> **Exercise instructions**
Scan the following material for the string "chart" and copy each line in which it appears.

> **Given data**
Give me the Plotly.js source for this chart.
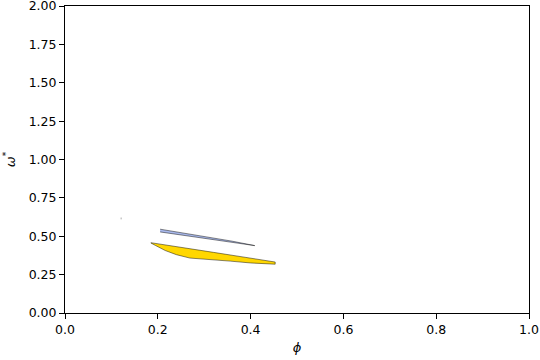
<!DOCTYPE html>
<html><head><meta charset="utf-8">
<script src="https://cdn.plot.ly/plotly-3.0.1.min.js"></script>
<style>html,body{margin:0;padding:0;background:#fff}#chart{width:540px;height:360px}</style>
</head><body><div id="chart"></div>
<script>
// Yellow region boundary (phi, omega*)
const yellowPhi   = [0.185, 0.25, 0.32, 0.39, 0.453, 0.453, 0.40, 0.356, 0.30, 0.269, 0.24, 0.216, 0.195, 0.185];
const yellowOmega = [0.458, 0.430, 0.395, 0.362, 0.332, 0.318, 0.326, 0.338, 0.350, 0.358, 0.380, 0.407, 0.440, 0.456];
// Blue band boundary
const bluePhi   = [0.205, 0.26, 0.31, 0.36, 0.409, 0.36, 0.31, 0.26, 0.205];
const blueOmega = [0.546, 0.519, 0.494, 0.468, 0.439, 0.461, 0.484, 0.507, 0.528];
// Tiny sliver
const sliverPhi   = [0.121, 0.121];
const sliverOmega = [0.610, 0.622];

const xTicks = [0, 0.2, 0.4, 0.6, 0.8, 1.0];
const xTickText = ['0.0', '0.2', '0.4', '0.6', '0.8', '1.0'];
const yTicks = [0, 0.25, 0.5, 0.75, 1.0, 1.25, 1.5, 1.75, 2.0];
const yTickText = ['0.00', '0.25', '0.50', '0.75', '1.00', '1.25', '1.50', '1.75', '2.00'];

const traces = [
  {x: yellowPhi, y: yellowOmega, type: 'scatter', mode: 'lines', fill: 'toself',
   fillcolor: '#ffd700', line: {color: '#111', width: 0.5}, hoverinfo: 'skip'},
  {x: bluePhi, y: blueOmega, type: 'scatter', mode: 'lines', fill: 'toself',
   fillcolor: '#a9b9ec', line: {color: '#111', width: 0.5}, hoverinfo: 'skip'},
  {x: sliverPhi, y: sliverOmega, type: 'scatter', mode: 'lines',
   line: {color: '#aaa', width: 1}, hoverinfo: 'skip'}
];

const axisCommon = {
  showgrid: false, zeroline: false, showline: true, linecolor: '#000', linewidth: 1,
  mirror: true, ticks: 'outside', ticklen: 5, tickwidth: 1, tickcolor: '#000',
  ticklabeloverflow: 'allow',
  tickfont: {family: 'DejaVu Sans', size: 12.5, color: '#000'}
};

const layout = {
  width: 540, height: 360,
  margin: {l: 65, r: 11, t: 6, b: 47},
  paper_bgcolor: '#fff', plot_bgcolor: '#fff',
  showlegend: false,
  font: {family: 'DejaVu Sans', size: 12.5, color: '#000'},
  xaxis: Object.assign({}, axisCommon, {
    range: [0, 1], tickvals: xTicks, ticktext: xTickText,
    title: {text: '<i>ϕ</i>', font: {family: 'DejaVu Sans', size: 13}, standoff: 6}
  }),
  yaxis: Object.assign({}, axisCommon, {
    range: [0, 2], tickvals: yTicks, ticktext: yTickText,
    title: {text: '<i>ω</i><sup>*</sup>', font: {family: 'DejaVu Sans', size: 13}, standoff: 10}
  })
};

Plotly.newPlot('chart', traces, layout, {staticPlot: true, displayModeBar: false});
</script></body></html>
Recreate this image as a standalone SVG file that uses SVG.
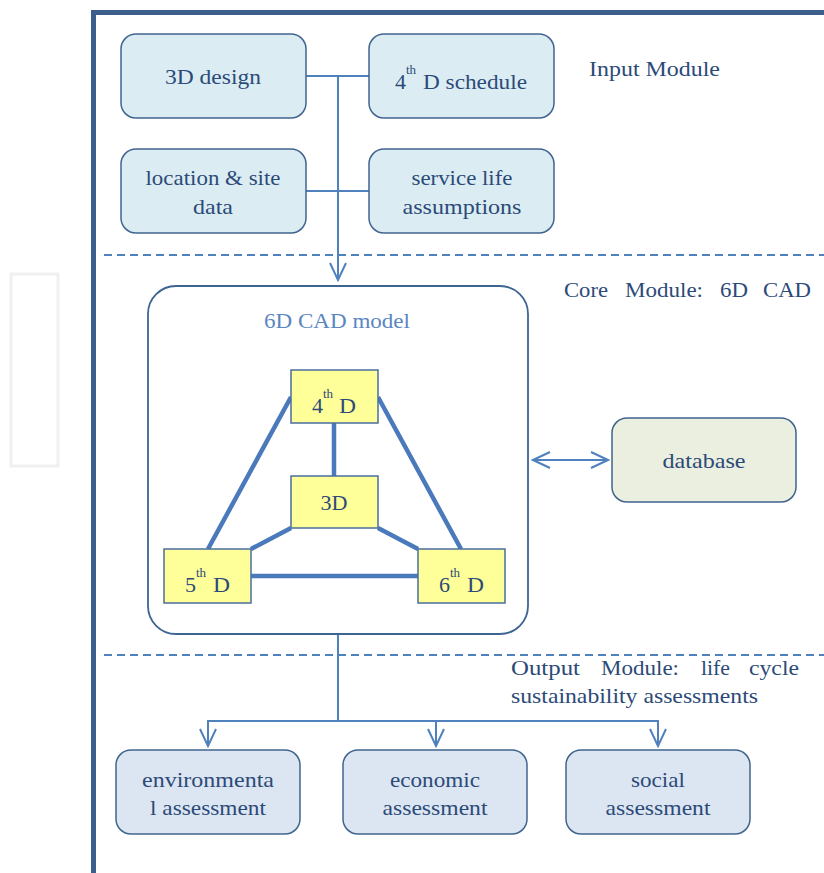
<svg xmlns="http://www.w3.org/2000/svg" width="824" height="873" viewBox="0 0 824 873">
<style>
  text { font-family: "Liberation Serif", "Times New Roman", serif; fill: #2c4a78; font-size: 22px; }
  .c { text-anchor: middle; }
  .sup { font-size: 13px; }
  .inbox { fill: #dbedf3; stroke: #41648f; stroke-width: 1.5; }
  .outbox { fill: #dce6f2; stroke: #41648f; stroke-width: 1.5; }
  .ybox { fill: #ffff99; stroke: #4a6e9e; stroke-width: 1.5; }
  .conn { fill: none; stroke: #4f81bd; stroke-width: 2; }
  .tri { fill: none; stroke: #4a7abb; stroke-width: 4.5; }
  .dash { fill: none; stroke: #4f81bd; stroke-width: 1.8; stroke-dasharray: 8 5; }
</style>
<defs>
  <marker id="arr" viewBox="0 0 20 20" refX="18" refY="10" markerWidth="20" markerHeight="20" markerUnits="userSpaceOnUse" orient="auto-start-reverse">
    <path d="M1,2 L18,10 L1,18" fill="none" stroke="#4f81bd" stroke-width="2"/>
  </marker>
</defs>
<rect width="824" height="873" fill="#ffffff"/>
<rect x="11" y="274" width="47" height="192" fill="none" stroke="#f0f0f0" stroke-width="3"/>
<g id="frame">
  <path d="M93.5,873 V12.5 H824" fill="none" stroke="#3b5e8c" stroke-width="5"/>
  <line x1="104" y1="255" x2="824" y2="255" class="dash"/>
  <line x1="104" y1="655" x2="824" y2="655" class="dash"/>
</g>
<g id="labels">
  <text x="589" y="76" textLength="131" lengthAdjust="spacingAndGlyphs">Input Module</text>
  <text x="564" y="297" textLength="44" lengthAdjust="spacingAndGlyphs">Core</text>
  <text x="625" y="297" textLength="78" lengthAdjust="spacingAndGlyphs">Module:</text>
  <text x="720" y="297" textLength="28" lengthAdjust="spacingAndGlyphs">6D</text>
  <text x="763" y="297" textLength="48" lengthAdjust="spacingAndGlyphs">CAD</text>
  <text x="511" y="675" textLength="69" lengthAdjust="spacingAndGlyphs">Output</text>
  <text x="601" y="675" textLength="78" lengthAdjust="spacingAndGlyphs">Module:</text>
  <text x="701" y="675" textLength="29" lengthAdjust="spacingAndGlyphs">life</text>
  <text x="749" y="675" textLength="50" lengthAdjust="spacingAndGlyphs">cycle</text>
  <text x="511" y="703" textLength="247" lengthAdjust="spacingAndGlyphs">sustainability assessments</text>
</g>
<g id="connectors">
  <path class="conn" d="M306,76 H369 M306,191 H369"/>
  <path class="conn" d="M338,76 V280" marker-end="url(#arr)"/>
  <path class="conn" d="M338,634 V721 M208,721 H658"/>
  <path class="conn" d="M208,720 V746" marker-end="url(#arr)"/>
  <path class="conn" d="M436,720 V746" marker-end="url(#arr)"/>
  <path class="conn" d="M658,720 V746" marker-end="url(#arr)"/>
  <path class="conn" d="M533,460 H608" marker-start="url(#arr)" marker-end="url(#arr)"/>
  <path class="tri" d="M334,423 V476 M291,397 L208,549 M378,397 L461,549 M291,528 L251,549 M378,528 L418,549 M251,576 H418"/>
</g>
<g id="n-3d-design">
  <rect class="inbox" x="121" y="34" width="185" height="84" rx="15"/>
  <text class="c" x="213" y="84" textLength="96" lengthAdjust="spacingAndGlyphs">3D design</text>
</g>
<g id="n-4d-schedule">
  <rect class="inbox" x="369" y="34" width="185" height="84" rx="15"/>
  <text x="395" y="89" textLength="11" lengthAdjust="spacingAndGlyphs">4</text>
  <text class="sup" x="406" y="74">th</text>
  <text x="423" y="89" textLength="104" lengthAdjust="spacingAndGlyphs">D schedule</text>
</g>
<g id="n-location">
  <rect class="inbox" x="121" y="149" width="185" height="84" rx="15"/>
  <text class="c" x="213" y="185" textLength="135" lengthAdjust="spacingAndGlyphs">location &amp; site</text>
  <text class="c" x="213" y="214" textLength="40" lengthAdjust="spacingAndGlyphs">data</text>
</g>
<g id="n-service">
  <rect class="inbox" x="369" y="149" width="185" height="84" rx="15"/>
  <text class="c" x="462" y="185" textLength="101" lengthAdjust="spacingAndGlyphs">service life</text>
  <text class="c" x="462" y="214" textLength="119" lengthAdjust="spacingAndGlyphs">assumptions</text>
</g>
<g id="n-core">
  <rect x="148" y="286" width="380" height="348" rx="28" fill="none" stroke="#3e6491" stroke-width="1.8"/>
  <text class="c" x="337" y="328" textLength="146" lengthAdjust="spacingAndGlyphs" style="fill:#5b86c0">6D CAD model</text>
</g>
<g id="n-4d">
  <rect class="ybox" x="291" y="370" width="87" height="53"/>
  <text x="312" y="413" textLength="11" lengthAdjust="spacingAndGlyphs">4</text>
  <text class="sup" x="323" y="398">th</text>
  <text x="339" y="413" textLength="17" lengthAdjust="spacingAndGlyphs">D</text>
</g>
<g id="n-3d">
  <rect class="ybox" x="291" y="476" width="87" height="52"/>
  <text class="c" x="334" y="510" textLength="27" lengthAdjust="spacingAndGlyphs">3D</text>
</g>
<g id="n-5d">
  <rect class="ybox" x="164" y="549" width="87" height="54"/>
  <text x="185" y="592" textLength="11" lengthAdjust="spacingAndGlyphs">5</text>
  <text class="sup" x="196" y="577">th</text>
  <text x="213" y="592" textLength="17" lengthAdjust="spacingAndGlyphs">D</text>
</g>
<g id="n-6d">
  <rect class="ybox" x="418" y="549" width="87" height="54"/>
  <text x="439" y="592" textLength="11" lengthAdjust="spacingAndGlyphs">6</text>
  <text class="sup" x="450" y="577">th</text>
  <text x="467" y="592" textLength="17" lengthAdjust="spacingAndGlyphs">D</text>
</g>
<g id="n-database">
  <rect x="612" y="418" width="184" height="84" rx="15" fill="#ebefdf" stroke="#41648f" stroke-width="1.5"/>
  <text class="c" x="704" y="468" textLength="83" lengthAdjust="spacingAndGlyphs">database</text>
</g>
<g id="n-environmental">
  <rect class="outbox" x="116" y="750" width="184" height="84" rx="15"/>
  <text class="c" x="208" y="787" textLength="132" lengthAdjust="spacingAndGlyphs">environmenta</text>
  <text class="c" x="208" y="815" textLength="116" lengthAdjust="spacingAndGlyphs">l assessment</text>
</g>
<g id="n-economic">
  <rect class="outbox" x="343" y="750" width="184" height="84" rx="15"/>
  <text class="c" x="435" y="787" textLength="90" lengthAdjust="spacingAndGlyphs">economic</text>
  <text class="c" x="435" y="815" textLength="105" lengthAdjust="spacingAndGlyphs">assessment</text>
</g>
<g id="n-social">
  <rect class="outbox" x="566" y="750" width="184" height="84" rx="15"/>
  <text class="c" x="658" y="787" textLength="54" lengthAdjust="spacingAndGlyphs">social</text>
  <text class="c" x="658" y="815" textLength="105" lengthAdjust="spacingAndGlyphs">assessment</text>
</g>
</svg>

> **Finished answer**
Give me the Plotly.js source for this chart.
<style>html,body{margin:0;padding:0;background:#fff}#chart{width:540px;height:360px}</style>
</head><body><div id="chart"></div>
Plotly.newPlot('chart', traces, layout, {staticPlot: true, displayModeBar: false});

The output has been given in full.